15.1.06

Eaux troubles



Dans un monde qui bouge et qu'il ne comprend pas, un inadapté se fraie comme il peut, un passage au travers des choses et des gens. Il fend l'espace et se réfugie où il se sent bien. Isti n'a besoin de rien, ni de personne car c'est trop tard, il n'attendra plus. Il nage. C'est tout. Et sa soeur n'y peut rien.



Ma lecture de cette semaine est hongroise, c'est "Le Nageur" de Zsuzsa Bank.

C'est vachement bien. C'est fort et tendre. C'est le grand bleu, sans la chaussure noire.

La preuve du bon goût, Christine Ferniot a aimé. Voilà qui colle à l'écran (ou pas). C'est pas des plus gai, mais c'est dépaysant et assez fort. Le regard de ces deux enfants qui observent ce monde qui change, comme un prisme distordant la réalité pour en extraire l'essence même.

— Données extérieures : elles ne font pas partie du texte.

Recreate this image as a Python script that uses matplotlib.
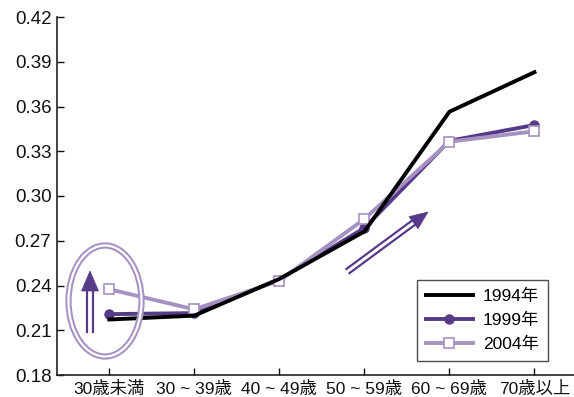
import matplotlib
matplotlib.use("Agg")
import matplotlib.pyplot as plt
from matplotlib.patches import Ellipse, Polygon
from matplotlib.lines import Line2D
import numpy as np

plt.rcParams['font.family'] = ['Liberation Sans', 'Noto Sans CJK JP']

categories = ["30歳未満", "30 ~ 39歳", "40 ~ 49歳", "50 ~ 59歳", "60 ~ 69歳", "70歳以上"]
s1994 = [0.2172, 0.2198, 0.2444, 0.2762, 0.3565, 0.3830]
s1999 = [0.2208, 0.2215, 0.2440, 0.2786, 0.3370, 0.3476]
s2004 = [0.2375, 0.2240, 0.2432, 0.2846, 0.3364, 0.3434]
yticks = [0.18, 0.21, 0.24, 0.27, 0.30, 0.33, 0.36, 0.39, 0.42]
legend_labels = ["1994年", "1999年", "2004年"]

c_dark = "#573a88"
c_light = "#a592c2"

W, H = 574, 397
fig = plt.figure(figsize=(W / 100, H / 100), dpi=100)
ax = fig.add_axes([57 / W, 22 / H, (574 - 57) / W, 358 / H])

x = np.arange(len(categories))
ax.plot(x, s2004, color=c_light, lw=2.8, marker="s", ms=7.5,
        mfc="white", mec=c_light, mew=1.2, zorder=3, label=legend_labels[2])
ax.plot(x, s1999, color=c_dark, lw=2.8, marker="o", ms=6.5,
        mfc=c_dark, mec=c_dark, zorder=2, label=legend_labels[1])
ax.plot(x, s1994, color="black", lw=2.8, zorder=4, label=legend_labels[0])

ax.set_xlim(-0.615, 5.465)
ax.set_ylim(0.18, 0.42)
ax.set_yticks(yticks)
ax.set_yticklabels([f"{v:.2f}" for v in yticks])
ax.set_xticks(x)
ax.set_xticklabels(categories)
ax.tick_params(direction="in", length=5, width=1, colors="#111111")
ax.tick_params(axis="x", pad=4, labelsize=12.5)
ax.tick_params(axis="y", pad=4, labelsize=13.5)
for side in ("top", "right"):
    ax.spines[side].set_visible(False)
for side in ("left", "bottom"):
    ax.spines[side].set_linewidth(1.2)
    ax.spines[side].set_color("#222222")

# Legend in a fixed order
handles = [
    Line2D([], [], color="black", lw=2.8),
    Line2D([], [], color=c_dark, lw=2.8, marker="o", ms=6.5, mfc=c_dark, mec=c_dark),
    Line2D([], [], color=c_light, lw=2.8, marker="s", ms=7.5, mfc="white", mec=c_light, mew=1.2),
]
leg = ax.legend(handles, legend_labels, loc="lower right",
                bbox_to_anchor=((548 - 57) / (574 - 57), (375 - 361) / 358),
                frameon=True, fancybox=False, edgecolor="#222222", fontsize=12.5,
                handlelength=2.7, handletextpad=0.6, labelspacing=0.5,
                borderpad=0.5, borderaxespad=0)
leg.get_frame().set_linewidth(1.0)

ftr = fig.transFigure

def fig_xy(xp, yp):
    return (xp / W, 1 - yp / H)

# double-line ellipse
cx, cy = fig_xy(105, 301)
for lw, col in ((4.5, c_light), (1.6, "white")):
    e = Ellipse((cx, cy), 73 / W, 111 / H, transform=ftr, fill=False,
                edgecolor=col, lw=lw, zorder=5)
    fig.add_artist(e)

def double_arrow(x0, y0, x1, y1, head_len=20, head_w=17):
    d = np.array([x1 - x0, y1 - y0], float)
    L = np.hypot(*d)
    u = d / L
    n = np.array([-u[1], u[0]])
    base = np.array([x1, y1]) - u * head_len
    # two parallel shaft lines
    for off in (-2.6, 2.6):
        p0 = np.array([x0, y0]) + n * off
        p1 = base + n * off + u * 2
        fig.add_artist(Line2D([p0[0] / W, p1[0] / W], [1 - p0[1] / H, 1 - p1[1] / H],
                              transform=ftr, color=c_dark, lw=1.6, zorder=6))
    tip = np.array([x1, y1])
    a = base + n * head_w / 2
    b = base - n * head_w / 2
    poly = Polygon([fig_xy(*tip), fig_xy(*a), fig_xy(*b)], closed=True,
                   transform=ftr, facecolor=c_dark, edgecolor=c_dark, lw=0.5, zorder=6)
    fig.add_artist(poly)

double_arrow(90, 332, 90, 271)
double_arrow(348, 271, 428, 212, head_len=18, head_w=15)

fig.savefig("out.png", dpi=100)
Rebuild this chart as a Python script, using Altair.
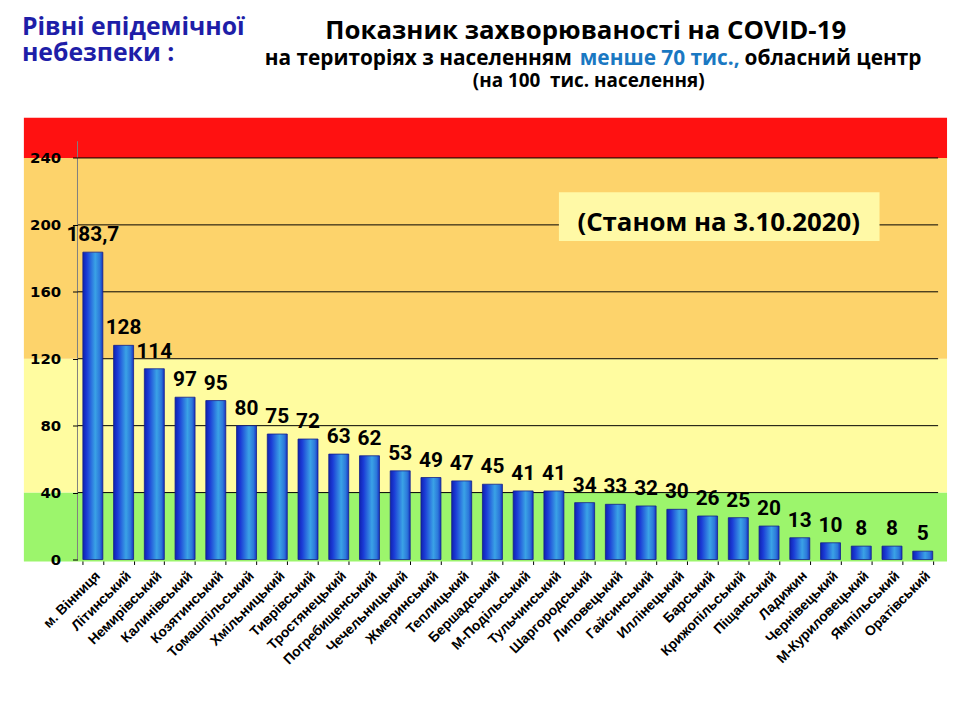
import altair as alt
import pandas as pd

# ---------------- data ----------------
districts = ["м. Вінниця", "Літинський", "Немирівський", "Калинівський", "Козятинський",
             "Томашпільський", "Хмільницький", "Тиврівський", "Тростянецький", "Погребищенський",
             "Чечельницький", "Жмеринський", "Теплицький", "Бершадський", "М-Подільський",
             "Тульчинський", "Шаргородський", "Липовецький", "Гайсинський", "Иллінецький",
             "Барський", "Крижопільський", "Піщанський", "Ладижин", "Чернівецький",
             "М-Куриловецький", "Ямпільський", "Оратівський"]
rates = [183.7, 128, 114, 97, 95, 80, 75, 72, 63, 62, 53, 49, 47, 45, 41, 41,
         34, 33, 32, 30, 26, 25, 20, 13, 10, 8, 8, 5]
rate_labels = [f"{v:g}".replace(".", ",") for v in rates]

band_low = [-1.2, 40, 120, 240]
band_high = [40, 120, 240, 264]
band_colors = ["#9CF56C", "#FFFCA0", "#FDD36B", "#FF1111"]

grid_values = [40, 80, 120, 160, 200, 240]
y_ticks = [0, 40, 80, 120, 160, 200, 240]

W, H = 867, 445

df = pd.DataFrame({"district": districts, "rate": rates, "label": rate_labels})
bands = pd.DataFrame({"lo": band_low, "hi": band_high, "c": band_colors})
grid = pd.DataFrame({"v": grid_values})

yscale = alt.Scale(domain=[0, 264], nice=False, zero=True)
xscale = alt.Scale(paddingInner=0.35, paddingOuter=0.175)

band_layer = alt.Chart(bands).mark_rect().encode(
    x=alt.value(-54), x2=alt.value(876),
    y=alt.Y("lo:Q", scale=yscale,
            axis=alt.Axis(values=y_ticks, grid=False, domain=False, tickColor="black",
                          tickSize=5, labelFont="DejaVu Sans", labelFontWeight="bold",
                          labelFontSize=15, labelColor="black", labelPadding=12, title=None,
                          zindex=1)),
    y2="hi:Q",
    color=alt.Color("c:N", scale=None),
)

grid_layer = alt.Chart(grid).mark_rule(color="black", strokeWidth=1).encode(
    x=alt.value(0), x2=alt.value(W), y=alt.Y("v:Q", scale=yscale)
)

one = alt.Data(values=[{}])

yaxis_line = alt.Chart(one).mark_rule(color="#808080", strokeWidth=1).encode(
    x=alt.value(0), y=alt.datum(0, scale=yscale), y2=alt.datum(250)
)

box = alt.Chart(one).mark_rect(color="#FFF9A6").encode(
    x=alt.value(485), x2=alt.value(808), y=alt.value(75), y2=alt.value(124)
)
box_text = alt.Chart(one).mark_text(
    text="(Станом на 3.10.2020)", font="Open Sans", fontWeight="bold", fontSize=26,
    color="black", align="center", baseline="alphabetic"
).encode(x=alt.value(646), y=alt.value(114))

bar_gradient = alt.Gradient(
    gradient="linear", x1=0, x2=1, y1=0, y2=0,
    stops=[alt.GradientStop(color="#0F22B0", offset=0),
           alt.GradientStop(color="#1B3CD6", offset=0.2),
           alt.GradientStop(color="#3AA2E6", offset=0.62),
           alt.GradientStop(color="#2C78DA", offset=0.85),
           alt.GradientStop(color="#1733C2", offset=1)],
)

bars = alt.Chart(df).mark_bar(color=bar_gradient, stroke="#14208A", strokeWidth=0.8).encode(
    x=alt.X("district:N", sort=districts, scale=xscale,
            axis=alt.Axis(title=None, labelAngle=315, labelFont="Liberation Sans",
                          labelFontWeight="bold", labelFontSize=14, labelColor="black",
                          tickBand="extent", tickColor="black", tickSize=5,
                          domainColor="black", labelPadding=4, labelLimit=300)),
    y=alt.Y("rate:Q", scale=yscale),
)

values_text = alt.Chart(df).mark_text(
    font="Roboto", fontWeight="bold", fontSize=21, color="black",
    baseline="alphabetic", dy=-11
).encode(
    x=alt.X("district:N", sort=districts, scale=xscale),
    y=alt.Y("rate:Q", scale=yscale),
    text="label:N",
)


def txt(text, x, y, size, color="black", align="center", font="Open Sans"):
    return alt.Chart(one).mark_text(
        text=text, font=font, fontWeight="bold", fontSize=size, color=color,
        align=align, baseline="alphabetic"
    ).encode(x=alt.value(x), y=alt.value(y))


titles = [
    txt("Рівні епідемічної", -56, -83, 25, color="#1E1EA8", align="left"),
    txt("небезпеки :", -56, -57, 25, color="#1E1EA8", align="left"),
    txt("Показник захворюваності на COVID-19", 512, -79, 26),
    txt("на територіях з населенням", 498, -53, 21, align="right"),
    txt("менше 70 тис.,", 506, -53, 21, color="#1A78C2", align="left"),
    txt("обласний центр", 672, -53, 21, align="left"),
    txt("(на 100\u00a0 тис. населення)", 515, -31, 19),
]

chart = alt.layer(
    band_layer, grid_layer, yaxis_line, box, box_text, bars, values_text, *titles
).properties(
    width=W, height=H,
    autosize=alt.AutoSizeParams(type="none"),
    padding={"left": 70, "top": 108, "right": 14, "bottom": 150},
    background="white",
).configure_view(stroke=None)

chart.save("out.html", embed_options={"renderer": "svg", "actions": False})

On pourrait dire "folkore" ou "naïveté infantile", mais on ferait une betise alors ne dira rien, puis on se contentera de le lire.

Pour vous donner une idée, voici un petit résumé:

Dans la Hongrie de 1956, un père et ses deux enfants abandonnés par leur mère, passée à l'Ouest, errent d'une région à l'autre, en quête de leur destin. La trame du livre de Zsuzsa Bánk se résume à peu près à cette phrase. Et pourtant, il s'agit d'un livre d'une exceptionnelle richesse et d'une qualité littéraire tout à fait remarquable. Par sa structure, tout d'abord : le roman est composé d'une myriade de brefs paragraphes qui se succèdent comme des plans au cinéma, décrits par la voix légère et poétique de la narratrice, l'aînée des deux enfants. La cohésion de ce roman tient au fil ténu qui relie le père et les deux enfants à la vie : un rapport fascinant et fasciné avec le milieu liquide. Dans l'une des premières scènes du livre, le père, debout dans un fleuve, a le dos à deux tourbillons. Tout en battant des mains, il leur explique comment ces deux vrilles liquides peuvent les entraîner dans les profondeurs sans jamais les laisser remonter. Le gouffre est là d'emblée, il menace autant qu'il séduit, et donne sa tension à tout le récit. L'auteur mène son récit sur un ton léger, naïf, ou plus exactement : très pur. Le discours indirect lui permet de donner à ses phrases un rythme extraordinaire. L'auteur joue très bien avec la poésie des noms hongrois, qui contribue grandement à dépayser le lecteur, à l'emmener dans un univers très lointain. L'errance de cette petite famille a un but évident, dès le début, dès la scène des tourbillons : c'est la mort. Mais elle n'est que la conclusion d'un bouillonnement de vie. Isti, le petit garçon que sa sœur protège contre le monde entier, finit par mourir du milieu où tous deux se sentent le mieux : l'eau.